BY HOWARD CAMPBELL—
Observer senior writer—
David Hinds of British band Steel Pulse is calling for reggae’s history to be taught in Jamaican schools. The singer/songwriter says it is a shame that foreigners know more about the country’s music than Jamaican youth.
“Mighty Crown and David Rodigan are teaching people about Jamaican music. You talk to di youths out there now and all they know about is Vybz Kartel and Popcaan; they know nothing about the elders,” Hinds told the Jamaica Observer.
Mighty Crown from Japan is arguably the top sound system in the world, while Rodigan, a white Briton, is an authority on dancehall culture. Both tour the globe and play to packed venues.

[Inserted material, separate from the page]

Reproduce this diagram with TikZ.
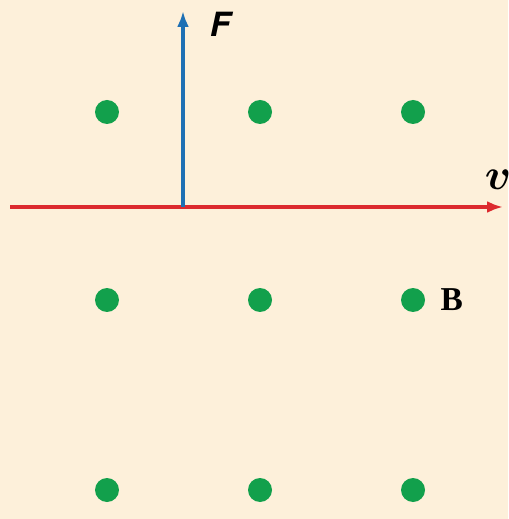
\documentclass[tikz,border=0pt]{standalone}
\usepackage{fontspec}
\usepackage{amsmath,bm}
\newfontfamily\heros{TeX Gyre Heros}
\newfontfamily\timesf{Liberation Serif}
\usetikzlibrary{arrows.meta,positioning}
\definecolor{bgcream}{HTML}{FDF0DA}
\definecolor{fieldgreen}{HTML}{12A04C}
\definecolor{vred}{HTML}{DC2A2E}
\definecolor{fblue}{HTML}{1E70B4}

\begin{document}
\begin{tikzpicture}[x=0.02cm, y=-0.02cm,
    dot/.style={circle, fill=fieldgreen, minimum size=0.48cm, inner sep=0pt},
    vec/.style={line width=0.085cm, -{Latex[length=0.32cm, width=0.24cm]}}]
    % background
    \fill[bgcream] (0, 0) rectangle (508, 519);
    \useasboundingbox (0, 0) rectangle (508, 519);

    % field dots
    \foreach \i/\x in {1/107, 2/260, 3/413}
        \foreach \j/\y in {1/112, 2/300, 3/490}
            \node[dot] (d\i\j) at (\x, \y) {};
    \node[right=0.18cm of d32, font=\fontsize{19}{19}\selectfont\timesf\bfseries] (lblB) {B};

    % velocity
    \coordinate (vstart) at (10, 207);
    \coordinate (vend) at (503, 207);
    \draw[vec, vred] (vstart) -- (vend);
    \node[font=\fontsize{24}{24}\selectfont] (lblv) at (498, 180) {$\bm{v}$};

    % force
    \coordinate (ffoot) at (183, 207);
    \coordinate (ftip) at (183, 11);
    \draw[vec, fblue] (ffoot) -- (ftip);
    \node[font=\fontsize{19}{19}\selectfont\heros\bfseries\itshape] (lblF) at (220, 24) {F};
\end{tikzpicture}
\end{document}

Hinds, whose parents are Jamaican, said reggae must be part of the Jamaican school curriculum given its international appeal.
“Usain Bolt is great but with all due respect, he came later. It’s reggae that put Jamaica on the map,” he stated.
Hinds said Jamaicans have long had an indifferent relationship with the music they created. He recalls staying at the Jamaica Pegasus on his first trip to Kingston in 1983, and going to a club on the hotel’s top floor.
The 63-year-old Hinds was born in Handsworth, in the British Midlands. His parents, Charles and Ruby Hinds, are from Walkerswood and Bromley Hill, St Ann, respectively.
He said as a black youth in the United Kingdom, they made sure he knew everything about Jamaica.
“It was part of the culture in my household,” he said.
Steel Pulse was part of the first-generation, black British reggae acts that emerged during the 1970s, when minorities in the UK fought against racial discrimination. Aswad, Misty In Roots and Capital Letters are some of their contemporaries.
The band is known for several outstanding albums such as Handsworth Revolution, True Democracy and Earth Crisis. In 1987, they won the Grammy Award for Best Reggae Album with Babylon The Bandit.
Steel Pulse are nominated in that category for Mass Manipulation at next year’s Grammy Awards.